Everyone agrees that suffering is synonymous with cycling, and that the ability to tolerate pain is a vital part of performance. Fausto Coppi, who many consider the greatest of all, put it simplest: “Cycling is suffering.” Eddy Merckx added a little more explanation: “Cyclists live with pain. If you can’t handle it, you will achieve nothing."
The truth is, we have no adequate metric for measuring suffering. It remains an enigmatic and elusive feature of our sport. Each rider’s suffering is their own — we cannot compare it to our own, we can only imagine. I might like to believe I’m more pain-resilient than another rider, but I’ll never know for certain.

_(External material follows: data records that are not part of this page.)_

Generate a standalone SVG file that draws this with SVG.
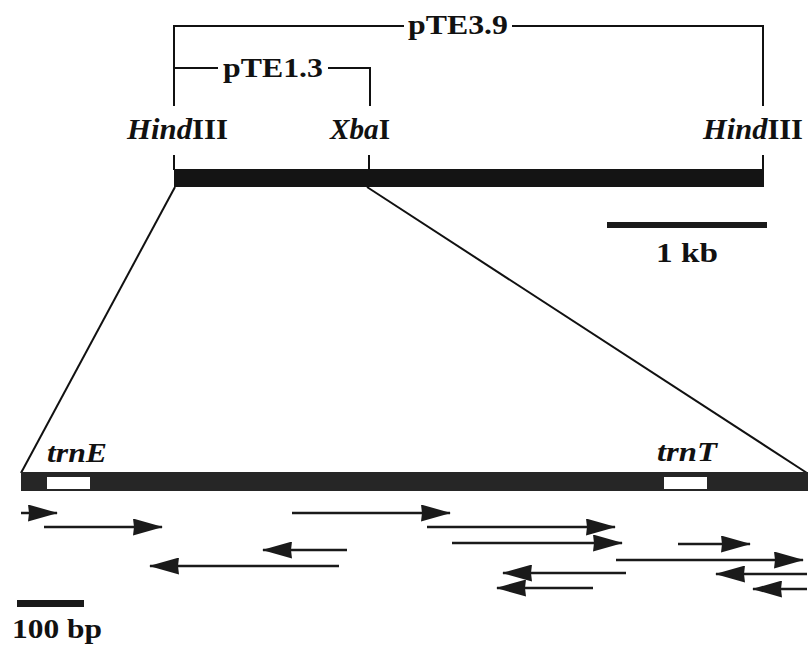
<svg xmlns="http://www.w3.org/2000/svg" width="811" height="648" viewBox="0 0 811 648">
<style>
  .t{font-family:"Liberation Serif","Times New Roman",serif;font-weight:bold;fill:#111}
  .i{font-style:italic}
  .ln{stroke:#111;stroke-width:2;fill:none}
  .ar{stroke:#1a1a1a;stroke-width:2.5;fill:none;marker-end:url(#ah)}
</style>
<defs>
  <marker id="ah" viewBox="0 0 30 17" refX="29" refY="8.5" markerWidth="30" markerHeight="17" markerUnits="userSpaceOnUse" orient="auto">
    <path d="M0,0 L30,8.5 L0,17 L1,8.5 Z" fill="#1a1a1a"/>
  </marker>
</defs>
<rect width="811" height="648" fill="#fff"/>

<g id="brackets">
  <path class="ln" d="M174,106 V26 H404 M512,26 H763 V106"/>
  <path class="ln" d="M174,68 H218 M328,68 H370 V106"/>
  <text class="t" x="408" y="34" font-size="28" textLength="100" lengthAdjust="spacingAndGlyphs">pTE3.9</text>
  <text class="t" x="223" y="77" font-size="28" textLength="100" lengthAdjust="spacingAndGlyphs">pTE1.3</text>
</g>

<g id="site-hind-left">
  <text class="t" x="127" y="139" font-size="30" textLength="101" lengthAdjust="spacingAndGlyphs"><tspan class="i">Hind</tspan>III</text>
  <line class="ln" x1="174" y1="155" x2="174" y2="170"/>
</g>
<g id="site-xba">
  <text class="t" x="330" y="139" font-size="30" textLength="60" lengthAdjust="spacingAndGlyphs"><tspan class="i">Xba</tspan>I</text>
  <line class="ln" x1="369" y1="155" x2="369" y2="170"/>
</g>
<g id="site-hind-right">
  <text class="t" x="703" y="139" font-size="30" textLength="100" lengthAdjust="spacingAndGlyphs"><tspan class="i">Hind</tspan>III</text>
  <line class="ln" x1="763" y1="155" x2="763" y2="170"/>
</g>

<g id="map-bar">
  <rect x="174" y="169" width="590" height="18" fill="#141414"/>
</g>

<g id="scale-1kb">
  <rect x="607" y="222" width="160" height="6" fill="#1a1a1a"/>
  <text class="t" x="687" y="262" font-size="28" text-anchor="middle" textLength="62" lengthAdjust="spacingAndGlyphs">1 kb</text>
</g>

<g id="expansion">
  <line class="ln" x1="175" y1="187" x2="21" y2="473"/>
  <line class="ln" x1="367" y1="187" x2="807" y2="473"/>
</g>

<g id="detail-bar">
  <rect x="21" y="472" width="787" height="19" fill="#262626"/>
  <rect x="47" y="477" width="43" height="12" fill="#fff"/>
  <rect x="664" y="477" width="43" height="12" fill="#fff"/>
  <text class="t i" x="47" y="462" font-size="27" textLength="60" lengthAdjust="spacingAndGlyphs">trnE</text>
  <text class="t i" x="657" y="461" font-size="27" textLength="60" lengthAdjust="spacingAndGlyphs">trnT</text>
</g>

<g id="connectors">
  <line class="ar" x1="21" y1="513" x2="57" y2="513"/>
  <line class="ar" x1="44" y1="527" x2="162" y2="527"/>
  <line class="ar" x1="292" y1="513" x2="450" y2="513"/>
  <line class="ar" x1="347" y1="550" x2="263" y2="550"/>
  <line class="ar" x1="339" y1="566" x2="150" y2="566"/>
  <line class="ar" x1="427" y1="527" x2="615" y2="527"/>
  <line class="ar" x1="452" y1="543" x2="622" y2="543"/>
  <line class="ar" x1="678" y1="544" x2="750" y2="544"/>
  <line class="ar" x1="616" y1="560" x2="803" y2="560"/>
  <line class="ar" x1="626" y1="573" x2="503" y2="573"/>
  <line class="ar" x1="593" y1="588" x2="497" y2="588"/>
  <line class="ar" x1="807" y1="574" x2="716" y2="574"/>
  <line class="ar" x1="807" y1="589" x2="753" y2="589"/>
</g>

<g id="scale-100bp">
  <rect x="17" y="600" width="67" height="7" fill="#1a1a1a"/>
  <text class="t" x="12" y="638" font-size="28" textLength="90" lengthAdjust="spacingAndGlyphs">100 bp</text>
</g>
</svg>
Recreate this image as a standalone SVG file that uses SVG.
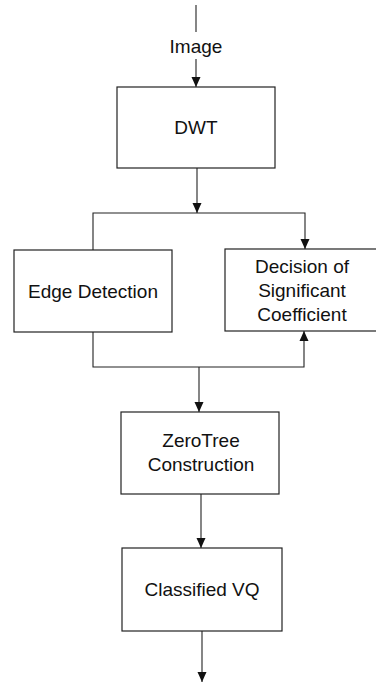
<svg xmlns="http://www.w3.org/2000/svg" width="376" height="683" viewBox="0 0 376 683">
  <style>
    .box { fill: #fff; stroke: #222; stroke-width: 1.2; }
    .wire { fill: none; stroke: #222; stroke-width: 1.1; }
    .lbl { font-family: "Liberation Sans", Arial, sans-serif; font-size: 19px; fill: #111; text-anchor: middle; }
  </style>
  <defs>
    <marker id="head" viewBox="0 0 10 10" refX="10" refY="5" markerWidth="10" markerHeight="10" markerUnits="userSpaceOnUse" orient="auto">
      <path d="M0,0.5 L10,5 L0,9.5 Z" fill="#111"/>
    </marker>
  </defs>
  <rect width="376" height="683" fill="#fff"/>

  <g id="connectors">
    <line class="wire" x1="196" y1="5" x2="196" y2="32"/>
    <line class="wire" x1="196" y1="59" x2="196" y2="87" marker-end="url(#head)"/>
    <line class="wire" x1="197" y1="168" x2="197" y2="213" marker-end="url(#head)"/>
    <polyline class="wire" points="93,250 93,213 305,213 305,249" marker-end="url(#head)"/>
    <polyline class="wire" points="93,332 93,367 304,367 304,331" marker-end="url(#head)"/>
    <line class="wire" x1="199" y1="367" x2="199" y2="412" marker-end="url(#head)"/>
    <line class="wire" x1="201" y1="494" x2="201" y2="548" marker-end="url(#head)"/>
    <line class="wire" x1="202" y1="631" x2="202" y2="682" marker-end="url(#head)"/>
  </g>

  <g id="input-label">
    <text class="lbl" x="196" y="53">Image</text>
  </g>

  <g id="dwt">
    <rect class="box" x="117" y="87" width="158" height="81"/>
    <text class="lbl" x="196" y="134">DWT</text>
  </g>

  <g id="edge-detection">
    <rect class="box" x="14" y="250" width="158" height="82"/>
    <text class="lbl" x="93" y="298">Edge Detection</text>
  </g>

  <g id="significant-coefficient">
    <rect class="box" x="225" y="249" width="160" height="82"/>
    <text class="lbl" x="302" y="273">Decision of</text>
    <text class="lbl" x="302" y="297">Significant</text>
    <text class="lbl" x="302" y="321">Coefficient</text>
  </g>

  <g id="zerotree">
    <rect class="box" x="121" y="412" width="158" height="82"/>
    <text class="lbl" x="201" y="447">ZeroTree</text>
    <text class="lbl" x="201" y="471">Construction</text>
  </g>

  <g id="classified-vq">
    <rect class="box" x="122" y="548" width="160" height="83"/>
    <text class="lbl" x="202" y="596">Classified VQ</text>
  </g>
</svg>
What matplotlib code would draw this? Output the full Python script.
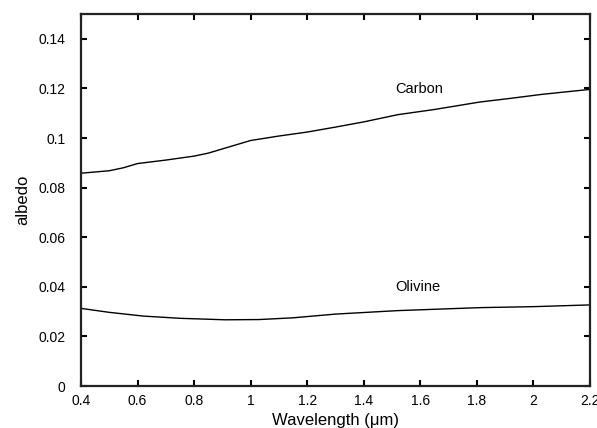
import numpy as np
import matplotlib
matplotlib.use("Agg")
from matplotlib import pyplot as plt
from matplotlib.ticker import FuncFormatter

plt.rcParams['font.family'] = ['Liberation Sans', 'DejaVu Sans']

# values
carbon_x = [0.40, 0.50, 0.55, 0.60, 0.70, 0.80, 0.85, 0.90, 1.00, 1.10, 1.20,
            1.30, 1.40, 1.52, 1.65, 1.81, 1.92, 2.03, 2.20]
carbon_y = [0.0858, 0.0868, 0.0880, 0.0897, 0.0911, 0.0927, 0.0939, 0.0956, 0.0990,
            0.1008, 0.1024, 0.1044, 0.1065, 0.1094, 0.1115, 0.1145, 0.1160, 0.1176, 0.1196]
olivine_x = [0.40, 0.50, 0.62, 0.75, 0.91, 1.03, 1.15, 1.30, 1.52, 1.81, 2.00, 2.20]
olivine_y = [0.0313, 0.0297, 0.0282, 0.0273, 0.0267, 0.0268, 0.0275, 0.0290, 0.0304,
             0.0316, 0.0320, 0.0327]

fmt = FuncFormatter(lambda v, p: "%g" % round(v, 4))

fig = plt.figure(figsize=(5.97, 4.28), dpi=100)
ax = fig.add_axes([0.1357, 0.0981, 0.8526, 0.8692])

ax.plot(carbon_x, carbon_y, color="black", lw=1.0)
ax.plot(olivine_x, olivine_y, color="black", lw=1.0)
ax.text(1.51, 0.1197, "Carbon", fontsize=10.5, va="center", ha="left")
ax.text(1.51, 0.0399, "Olivine", fontsize=10.5, va="center", ha="left")

ax.set_xlim(0.4, 2.2)
ax.set_ylim(0, 0.15)
ax.set_xticks(np.arange(0.4, 2.21, 0.2))
ax.set_yticks(np.arange(0, 0.141, 0.02))
ax.xaxis.set_major_formatter(fmt)
ax.yaxis.set_major_formatter(fmt)
ax.tick_params(direction="in", top=True, right=True, length=4, width=1.5,
               labelsize=10)
ax.tick_params(axis="x", pad=6)
ax.tick_params(axis="y", pad=11)
for s in ax.spines.values():
    s.set_linewidth(1.6)
    s.set_color("#222222")

ax.set_xlabel("Wavelength (\u03bcm)", fontsize=12, labelpad=3)
ax.set_ylabel("albedo", fontsize=12, labelpad=6)

fig.savefig("out.png", dpi=100)
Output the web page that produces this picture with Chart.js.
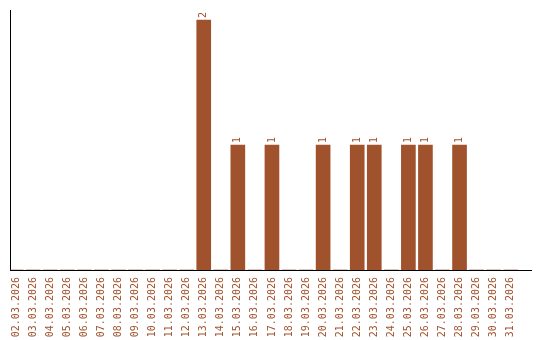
<!DOCTYPE html>
<html>
<head>
<meta charset="utf-8">
<script src="https://cdn.jsdelivr.net/npm/chart.js@4/dist/chart.umd.min.js"></script>
<style>
  html, body { margin: 0; padding: 0; background: #fff; }
  #wrap { width: 540px; height: 340px; }
</style>
</head>
<body>
<div id="wrap"><canvas id="chart"></canvas></div>
<script>
// days of March 2026 and the count for each one
const dates = [
  '02.03.2026', '03.03.2026', '04.03.2026', '05.03.2026', '06.03.2026',
  '07.03.2026', '08.03.2026', '09.03.2026', '10.03.2026', '11.03.2026',
  '12.03.2026', '13.03.2026', '14.03.2026', '15.03.2026', '16.03.2026',
  '17.03.2026', '18.03.2026', '19.03.2026', '20.03.2026', '21.03.2026',
  '22.03.2026', '23.03.2026', '24.03.2026', '25.03.2026', '26.03.2026',
  '27.03.2026', '28.03.2026', '29.03.2026', '30.03.2026', '31.03.2026'
];
const counts = [
  0, 0, 0, 0, 0, 0, 0, 0, 0, 0,
  0, 2, 0, 1, 0, 1, 0, 0, 1, 0,
  1, 1, 0, 1, 1, 0, 1, 0, 0, 0
];

const barColor = '#a0522d';

Chart.defaults.font.family = "'DejaVu Sans Mono', monospace";
Chart.defaults.font.size = 10;
Chart.defaults.color = barColor;

// value written above each bar, turned like the date labels
const barValues = {
  id: 'barValues',
  afterDatasetsDraw(chart) {
    const ctx = chart.ctx;
    const meta = chart.getDatasetMeta(0);
    ctx.save();
    ctx.fillStyle = barColor;
    ctx.font = "10px 'DejaVu Sans Mono', monospace";
    meta.data.forEach((bar, i) => {
      if (!counts[i]) return;
      ctx.save();
      ctx.translate(bar.x, bar.y - 2);
      ctx.rotate(-Math.PI / 2);
      ctx.textAlign = 'left';
      ctx.textBaseline = 'middle';
      ctx.fillText(String(counts[i]), 0, 0);
      ctx.restore();
    });
    ctx.restore();
  }
};

const ctx = document.getElementById('chart').getContext('2d');
new Chart(ctx, {
  type: 'bar',
  data: {
    datasets: [{
      data: counts.map((v, i) => ({ x: i, y: v })),
      backgroundColor: barColor,
      borderWidth: 0,
      barThickness: 14
    }]
  },
  options: {
    responsive: true,
    maintainAspectRatio: false,
    animation: false,
    layout: { padding: { left: 10, right: 9, top: 10, bottom: 0 } },
    plugins: { legend: { display: false }, tooltip: { enabled: false } },
    scales: {
      x: {
        type: 'linear',
        offset: false,
        min: -0.36,
        max: 30.19,
        grid: { display: false, drawTicks: false },
        border: { display: true, color: '#000', width: 1 },
        afterBuildTicks: (axis) => {
          axis.ticks = dates.map((d, i) => ({ value: i }));
        },
        afterFit: (axis) => { axis.height = 70; },
        ticks: {
          autoSkip: false,
          minRotation: 90,
          maxRotation: 90,
          padding: 7,
          color: barColor,
          callback: (value) => dates[value] || ''
        }
      },
      y: {
        min: 0,
        max: 2.08,
        grid: { display: false, drawTicks: false },
        border: { display: true, color: '#000', width: 1 },
        afterFit: (axis) => { axis.width = 0; },
        ticks: { display: false }
      }
    }
  },
  plugins: [barValues]
});
</script>
</body>
</html>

Anyone reading this who is about to embark on a Gran Fondo should consider enhancing their mental preparation. Set some goals, and prepare to do battle for them. Have somewhere your mind can take you, when you reach your threshold. Then drive through and go beyond that threshold. Your body and fitness failing will not be what brings you closest to failure, your head will. That being said, you have trained hard for this. You have been to the hurt locker and know how to deal with the torment.
Though our knowledge of how to manage suffering is improving, there is an aesthetic or transcendental element — the part that is beyond logical explanation.
The way we deal with hurt is best described as a relationship and rapport with pain that is outside of observable human experience and comprehension. Some even describe it in terms of beauty. British pro Mark McNally puts it thus: “[Suffering] can be so cruel and so beautiful at the same time. The contrast between the pain and the euphoria it brings is what makes it seem more beautiful.”
In other words, you have to learn to love suffering not just for the rewards it bestows but for its own sake too — perverse as that may seem.
So set your goals. Have your targets and use them to drive through when the hurt and the head try to take control. You have worked so hard to get here. Don't allow your head stop you being the best you can be.